For years now, Jeff Han has been working on large-screen multitouch displays.
Han and his company, Perceptive Pixel, are best known for creating the giant touch wall that John King and others at CNN use to break down elections.
While Apple, Microsoft and others have targeted consumers, Perceptive Pixel has focused on niche professional markets, especially the defense and government sector.
But, after years of watching the small touchscreen device market from the sidelines, Han said he thinks he is pretty close to creating his first products that will run on those devices.
“Mobile is interesting,” he said in an interview last month at his New York offices (in the Manhattan building that Google is buying, with the amazing roof view seen below). “How can you ignore a billion devices being sold every year?”
Han said there is a reason he has stayed focused on the high end of the market.
“I have a personal bias,” he told Mobilized. “I want computers to be functional, not just playful.”
The modern tablet, he said, is the first consumer device that has enough pixels and the precision sensors to potentially be of interest to Perceptive Pixel. In particular, Han said he is intrigued by the idea of using tablets to allow meeting participants to interact with a nearby larger touchscreen that might be in use by someone leading a meeting.
“We’re looking at mobile and slate devices as a way to tie into this family of collaboration [products],” he said, noting that’s where Perceptive Pixel is spending its energy when it comes to mobile, as opposed to coming up with some killer app that works only on smaller screens. “There are a lot of smart people creating mobile apps.”

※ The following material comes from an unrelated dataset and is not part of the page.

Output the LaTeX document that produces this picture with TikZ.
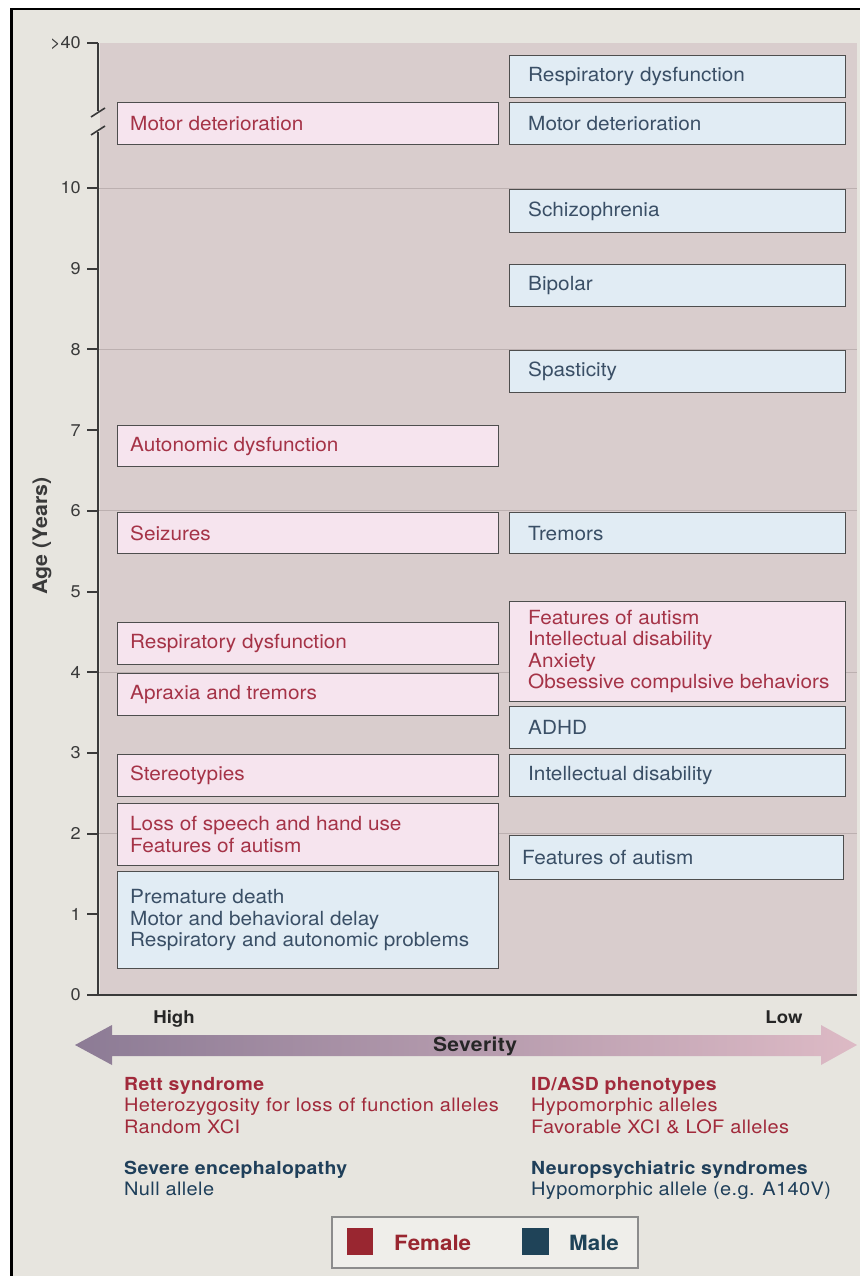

Han said his first mobile efforts should come out early next year–in the first quarter or early in the second quarter, though he wouldn’t give more specifics.
Whatever Perceptive Pixel ends up doing in the tablet space, Han said his plan is to eventually have it support multiple operating systems, though Han said the company will probably only qualify certain devices. So far, he said, Apple’s iOS and the iPad seem best suited to the applications he has in mind, while the real-time touch performance on Android has certain issues.
“We’re not going to just let it run on anything out there,” he said. “Some of them just can’t guarantee a good user interface.”